Many of you may have had had the pleasure of Alastair Clark as your guide in 2015 and we were pretty excited to award our HFH leader ‘Guide of the Year’ at our annual company gathering in February. With another year of cycling ventures on the horizon, we thought we’d catch up with Alastair to find out what makes him tick and to get his top advice for the cycling season ahead…
- What’s your best piece of pre departure advice?
Get a little notebook – about A6 size and put key information in the front, then set aside about 4 pages for each day. Head-up each day with hotel name and phone number, add key facts about places you will visit but leave room for quick notes to be taken as you travel. I use the back of the book as a language space. I start with key phrases and vocab (especially directions, emergency and the essential cafe phrase ‘We would like to pay separately!’ I also like to annotate a print out of the map of the whole route, so I keep the big picture in mind.
- What is your favourite thing about a cycling holiday?
I love long sweeping descents towards water (sea, lake or river). It feels like you are cashing in your hard work pedalling uphill earlier in the day. The views can be superb, the riding is effortless but you also have time to notice your fellow group members and there is a great sense of team as you all sweep round that final corner and share smiles at the bottom. There are great descents on the Puglia ride, Freshwater Bay on the Isle of Wight, Dovedale and from Maria Taferl in Austria, which you can experience on the Danube.
- With lots of years experience under your wheels, can you share your suggestions for making the most of your holiday?
Bring the right kit AND NO MORE! Try to travel light so you are not forever searching for stuff – but of course make sure you do have what you need.
Be group aware – biking in a group is not the same as riding alone or with one or two others. Particular points to notice: if you are the first to pull-in off the road go forward so there is room for the whole group behind.
Notice stuff: Interesting flowers, birds animals, buildings landscape. Don’t worry too much about correct names and historical dates but ‘Soak up what you see, hear and smell’ .
- What keeps you fuelled when the going gets tough?

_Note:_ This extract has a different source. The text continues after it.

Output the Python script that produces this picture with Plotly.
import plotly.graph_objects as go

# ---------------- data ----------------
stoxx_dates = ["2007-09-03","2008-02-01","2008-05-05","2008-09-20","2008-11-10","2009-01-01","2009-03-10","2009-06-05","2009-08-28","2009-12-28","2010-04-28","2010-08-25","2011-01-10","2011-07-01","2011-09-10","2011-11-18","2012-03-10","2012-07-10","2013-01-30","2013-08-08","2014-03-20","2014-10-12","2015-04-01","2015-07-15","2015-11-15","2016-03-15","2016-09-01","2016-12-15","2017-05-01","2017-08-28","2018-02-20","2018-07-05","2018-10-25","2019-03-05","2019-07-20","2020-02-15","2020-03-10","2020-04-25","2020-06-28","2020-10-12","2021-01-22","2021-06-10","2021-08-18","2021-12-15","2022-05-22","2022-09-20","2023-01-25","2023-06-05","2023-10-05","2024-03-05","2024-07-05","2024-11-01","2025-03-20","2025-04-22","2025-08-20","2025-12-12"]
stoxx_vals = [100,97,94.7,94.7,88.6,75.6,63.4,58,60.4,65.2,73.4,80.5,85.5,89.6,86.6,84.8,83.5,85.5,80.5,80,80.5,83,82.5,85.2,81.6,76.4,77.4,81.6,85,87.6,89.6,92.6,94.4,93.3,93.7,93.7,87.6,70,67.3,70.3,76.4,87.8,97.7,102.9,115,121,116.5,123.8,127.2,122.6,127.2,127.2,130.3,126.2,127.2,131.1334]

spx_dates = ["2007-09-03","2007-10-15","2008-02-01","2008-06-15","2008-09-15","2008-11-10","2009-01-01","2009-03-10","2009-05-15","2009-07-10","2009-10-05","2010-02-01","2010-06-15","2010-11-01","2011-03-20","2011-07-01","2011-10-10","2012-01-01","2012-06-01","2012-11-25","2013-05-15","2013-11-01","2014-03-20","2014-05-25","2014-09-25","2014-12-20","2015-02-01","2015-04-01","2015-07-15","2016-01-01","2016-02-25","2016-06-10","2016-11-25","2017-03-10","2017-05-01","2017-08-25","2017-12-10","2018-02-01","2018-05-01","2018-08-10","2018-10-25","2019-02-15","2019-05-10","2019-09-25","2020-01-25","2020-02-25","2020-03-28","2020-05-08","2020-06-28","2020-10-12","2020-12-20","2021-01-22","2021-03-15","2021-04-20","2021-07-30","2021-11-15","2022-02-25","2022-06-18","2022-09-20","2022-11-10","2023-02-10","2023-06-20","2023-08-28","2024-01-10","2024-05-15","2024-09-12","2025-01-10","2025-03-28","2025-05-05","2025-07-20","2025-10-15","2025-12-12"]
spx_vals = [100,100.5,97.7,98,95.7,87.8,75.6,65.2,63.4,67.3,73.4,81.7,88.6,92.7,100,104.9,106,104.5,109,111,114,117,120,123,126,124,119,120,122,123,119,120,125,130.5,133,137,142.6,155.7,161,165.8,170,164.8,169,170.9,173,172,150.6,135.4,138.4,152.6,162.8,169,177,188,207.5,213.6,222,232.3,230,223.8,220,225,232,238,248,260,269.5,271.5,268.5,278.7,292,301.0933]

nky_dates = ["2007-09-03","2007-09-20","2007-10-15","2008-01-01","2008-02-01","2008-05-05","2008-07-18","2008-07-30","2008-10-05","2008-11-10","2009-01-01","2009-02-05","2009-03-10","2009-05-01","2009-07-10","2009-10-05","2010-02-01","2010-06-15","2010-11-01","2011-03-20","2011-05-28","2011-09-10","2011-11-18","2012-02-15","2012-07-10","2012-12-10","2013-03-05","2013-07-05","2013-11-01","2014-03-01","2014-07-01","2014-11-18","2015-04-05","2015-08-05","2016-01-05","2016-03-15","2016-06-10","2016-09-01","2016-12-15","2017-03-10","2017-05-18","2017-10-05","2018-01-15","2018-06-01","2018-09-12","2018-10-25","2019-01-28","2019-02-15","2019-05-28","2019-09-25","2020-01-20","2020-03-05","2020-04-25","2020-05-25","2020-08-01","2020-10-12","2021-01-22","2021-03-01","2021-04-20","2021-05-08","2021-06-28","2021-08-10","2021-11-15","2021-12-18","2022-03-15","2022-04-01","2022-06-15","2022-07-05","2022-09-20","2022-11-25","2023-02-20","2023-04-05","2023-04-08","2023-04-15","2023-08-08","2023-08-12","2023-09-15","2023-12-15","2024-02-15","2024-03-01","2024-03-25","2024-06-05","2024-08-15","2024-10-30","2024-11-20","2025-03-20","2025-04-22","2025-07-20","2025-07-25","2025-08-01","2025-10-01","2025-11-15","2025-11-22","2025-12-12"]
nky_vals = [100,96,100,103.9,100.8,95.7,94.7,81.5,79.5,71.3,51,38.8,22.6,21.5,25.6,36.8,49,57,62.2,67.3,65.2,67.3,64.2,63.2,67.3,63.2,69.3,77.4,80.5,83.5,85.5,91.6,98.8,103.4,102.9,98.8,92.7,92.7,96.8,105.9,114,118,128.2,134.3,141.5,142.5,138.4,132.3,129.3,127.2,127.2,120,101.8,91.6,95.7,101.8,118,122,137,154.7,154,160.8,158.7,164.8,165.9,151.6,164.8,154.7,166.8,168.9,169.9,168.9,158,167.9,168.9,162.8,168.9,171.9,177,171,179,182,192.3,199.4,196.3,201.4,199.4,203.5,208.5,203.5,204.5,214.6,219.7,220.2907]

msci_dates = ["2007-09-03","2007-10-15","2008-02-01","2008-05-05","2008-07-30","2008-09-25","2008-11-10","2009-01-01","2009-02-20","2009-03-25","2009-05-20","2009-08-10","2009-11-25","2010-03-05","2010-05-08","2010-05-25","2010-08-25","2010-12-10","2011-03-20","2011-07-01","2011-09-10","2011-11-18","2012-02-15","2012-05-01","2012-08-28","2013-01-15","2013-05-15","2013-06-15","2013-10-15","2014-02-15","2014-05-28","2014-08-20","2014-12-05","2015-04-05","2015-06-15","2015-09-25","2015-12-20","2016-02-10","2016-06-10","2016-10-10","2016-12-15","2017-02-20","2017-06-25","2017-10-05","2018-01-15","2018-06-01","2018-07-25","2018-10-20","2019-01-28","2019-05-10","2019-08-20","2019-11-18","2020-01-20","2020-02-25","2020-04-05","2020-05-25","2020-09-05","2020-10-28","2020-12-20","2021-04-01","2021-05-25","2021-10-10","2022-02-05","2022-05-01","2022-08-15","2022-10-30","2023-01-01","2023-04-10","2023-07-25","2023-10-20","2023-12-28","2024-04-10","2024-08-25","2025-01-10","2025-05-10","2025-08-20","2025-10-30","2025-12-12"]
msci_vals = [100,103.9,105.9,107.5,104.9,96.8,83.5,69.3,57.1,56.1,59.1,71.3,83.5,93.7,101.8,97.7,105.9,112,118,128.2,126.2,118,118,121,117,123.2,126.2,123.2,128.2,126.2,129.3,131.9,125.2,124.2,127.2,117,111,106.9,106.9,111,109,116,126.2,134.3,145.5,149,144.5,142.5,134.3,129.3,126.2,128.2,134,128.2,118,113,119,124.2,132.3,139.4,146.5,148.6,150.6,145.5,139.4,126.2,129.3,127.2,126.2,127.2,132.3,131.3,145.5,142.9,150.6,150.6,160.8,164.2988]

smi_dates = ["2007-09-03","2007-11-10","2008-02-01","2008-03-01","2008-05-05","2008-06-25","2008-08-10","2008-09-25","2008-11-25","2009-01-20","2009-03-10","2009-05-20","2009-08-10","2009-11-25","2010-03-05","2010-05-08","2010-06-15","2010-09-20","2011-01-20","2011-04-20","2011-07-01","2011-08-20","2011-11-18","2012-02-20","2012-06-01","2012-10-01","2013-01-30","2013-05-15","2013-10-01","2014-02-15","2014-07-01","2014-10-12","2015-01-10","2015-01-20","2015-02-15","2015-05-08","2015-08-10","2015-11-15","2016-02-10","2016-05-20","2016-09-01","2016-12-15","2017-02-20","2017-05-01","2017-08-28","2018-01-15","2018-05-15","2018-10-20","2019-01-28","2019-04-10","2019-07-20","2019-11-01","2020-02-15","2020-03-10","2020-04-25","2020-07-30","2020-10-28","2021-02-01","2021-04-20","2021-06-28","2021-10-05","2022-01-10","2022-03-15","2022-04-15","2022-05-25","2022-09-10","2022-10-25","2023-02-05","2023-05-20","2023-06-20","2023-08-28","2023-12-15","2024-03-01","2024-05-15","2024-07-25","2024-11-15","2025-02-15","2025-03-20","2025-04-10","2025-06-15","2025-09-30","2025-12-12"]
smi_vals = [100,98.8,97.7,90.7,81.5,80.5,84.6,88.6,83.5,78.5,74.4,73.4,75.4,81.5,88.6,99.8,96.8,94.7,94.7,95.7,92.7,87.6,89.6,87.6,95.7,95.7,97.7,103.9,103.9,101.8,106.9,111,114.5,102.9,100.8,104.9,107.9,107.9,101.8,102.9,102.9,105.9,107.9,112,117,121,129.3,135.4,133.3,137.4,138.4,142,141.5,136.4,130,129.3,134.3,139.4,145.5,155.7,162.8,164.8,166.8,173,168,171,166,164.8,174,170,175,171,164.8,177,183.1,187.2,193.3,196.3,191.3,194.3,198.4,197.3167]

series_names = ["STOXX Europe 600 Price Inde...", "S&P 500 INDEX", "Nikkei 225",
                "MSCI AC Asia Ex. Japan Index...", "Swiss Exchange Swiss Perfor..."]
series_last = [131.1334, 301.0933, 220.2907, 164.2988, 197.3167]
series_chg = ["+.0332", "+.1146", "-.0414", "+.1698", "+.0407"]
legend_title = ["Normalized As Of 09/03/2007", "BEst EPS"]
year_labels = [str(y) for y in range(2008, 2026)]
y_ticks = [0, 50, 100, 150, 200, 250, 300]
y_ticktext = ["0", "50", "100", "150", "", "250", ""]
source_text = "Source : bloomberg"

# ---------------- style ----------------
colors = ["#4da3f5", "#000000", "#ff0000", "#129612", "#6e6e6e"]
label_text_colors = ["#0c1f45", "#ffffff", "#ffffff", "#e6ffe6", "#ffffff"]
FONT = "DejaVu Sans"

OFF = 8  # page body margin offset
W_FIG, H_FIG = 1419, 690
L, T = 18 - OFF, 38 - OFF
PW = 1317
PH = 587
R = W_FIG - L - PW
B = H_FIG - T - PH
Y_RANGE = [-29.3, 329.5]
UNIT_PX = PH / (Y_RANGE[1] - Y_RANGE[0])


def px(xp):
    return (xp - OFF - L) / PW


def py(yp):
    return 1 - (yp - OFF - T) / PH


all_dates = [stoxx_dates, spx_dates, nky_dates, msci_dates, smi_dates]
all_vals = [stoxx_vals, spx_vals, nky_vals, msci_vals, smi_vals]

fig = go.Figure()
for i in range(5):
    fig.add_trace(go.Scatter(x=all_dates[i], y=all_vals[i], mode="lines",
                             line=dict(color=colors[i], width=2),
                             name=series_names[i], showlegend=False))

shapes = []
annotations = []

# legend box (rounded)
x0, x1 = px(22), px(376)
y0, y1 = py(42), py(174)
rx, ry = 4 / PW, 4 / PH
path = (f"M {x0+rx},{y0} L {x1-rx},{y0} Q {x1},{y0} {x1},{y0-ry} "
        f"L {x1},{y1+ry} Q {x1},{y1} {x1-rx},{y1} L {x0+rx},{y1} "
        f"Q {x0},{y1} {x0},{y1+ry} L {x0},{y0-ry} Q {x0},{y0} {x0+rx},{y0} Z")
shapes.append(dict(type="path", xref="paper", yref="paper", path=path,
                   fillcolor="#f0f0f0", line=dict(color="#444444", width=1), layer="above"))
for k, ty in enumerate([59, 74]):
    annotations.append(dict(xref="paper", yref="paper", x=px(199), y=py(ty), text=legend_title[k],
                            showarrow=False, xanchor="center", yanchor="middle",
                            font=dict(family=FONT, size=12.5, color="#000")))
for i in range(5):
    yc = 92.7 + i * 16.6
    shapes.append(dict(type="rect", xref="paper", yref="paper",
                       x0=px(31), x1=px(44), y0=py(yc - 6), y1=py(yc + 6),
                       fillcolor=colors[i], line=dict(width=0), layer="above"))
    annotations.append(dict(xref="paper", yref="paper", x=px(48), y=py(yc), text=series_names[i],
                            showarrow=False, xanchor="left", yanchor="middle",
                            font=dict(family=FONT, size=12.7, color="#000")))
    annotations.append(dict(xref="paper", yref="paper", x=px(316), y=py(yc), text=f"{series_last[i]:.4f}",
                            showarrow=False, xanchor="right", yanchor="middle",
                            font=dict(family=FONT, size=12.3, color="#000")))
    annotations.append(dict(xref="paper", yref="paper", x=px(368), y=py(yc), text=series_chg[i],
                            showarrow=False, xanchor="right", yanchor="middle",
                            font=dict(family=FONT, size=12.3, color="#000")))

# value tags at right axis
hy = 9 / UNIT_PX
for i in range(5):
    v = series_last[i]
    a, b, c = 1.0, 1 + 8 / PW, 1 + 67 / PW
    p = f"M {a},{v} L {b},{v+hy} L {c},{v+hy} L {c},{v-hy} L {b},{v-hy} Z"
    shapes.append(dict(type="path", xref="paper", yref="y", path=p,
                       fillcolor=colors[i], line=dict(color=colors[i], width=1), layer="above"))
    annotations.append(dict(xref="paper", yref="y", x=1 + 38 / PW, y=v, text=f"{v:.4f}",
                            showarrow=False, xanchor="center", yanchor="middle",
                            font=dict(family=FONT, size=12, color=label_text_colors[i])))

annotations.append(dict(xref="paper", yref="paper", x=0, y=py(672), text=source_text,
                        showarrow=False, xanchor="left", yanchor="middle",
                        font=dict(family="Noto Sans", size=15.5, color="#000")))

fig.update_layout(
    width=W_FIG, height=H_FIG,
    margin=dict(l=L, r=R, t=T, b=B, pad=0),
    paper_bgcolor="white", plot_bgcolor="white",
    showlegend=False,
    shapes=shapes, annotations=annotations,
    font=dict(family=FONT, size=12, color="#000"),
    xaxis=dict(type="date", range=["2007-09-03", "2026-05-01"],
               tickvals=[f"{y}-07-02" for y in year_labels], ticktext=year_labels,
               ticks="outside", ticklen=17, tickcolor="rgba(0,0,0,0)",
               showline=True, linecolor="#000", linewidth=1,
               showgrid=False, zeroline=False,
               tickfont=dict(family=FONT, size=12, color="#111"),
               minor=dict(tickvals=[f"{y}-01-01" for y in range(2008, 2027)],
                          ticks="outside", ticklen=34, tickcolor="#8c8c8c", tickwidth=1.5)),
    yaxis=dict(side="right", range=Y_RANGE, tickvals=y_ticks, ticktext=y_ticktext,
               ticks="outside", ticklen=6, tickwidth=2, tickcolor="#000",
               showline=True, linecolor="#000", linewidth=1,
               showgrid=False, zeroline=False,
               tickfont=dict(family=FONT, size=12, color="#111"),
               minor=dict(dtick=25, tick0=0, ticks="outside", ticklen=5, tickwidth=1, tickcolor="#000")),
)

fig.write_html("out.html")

Porridge – I used to HATE it and avoided it like the plague (much to the disappointment of my Scottish grandparents). I guess my mid-life transformation was to discover the ‘spurtle’. This wooden porridge stirrer is somehow the symbol of a good hearty breakfast. Pleasant to eat – especially with cinnamon and raisins – and with a very low Glycemic Index, porridge fills you up and releases the energy slowly, just how you need it.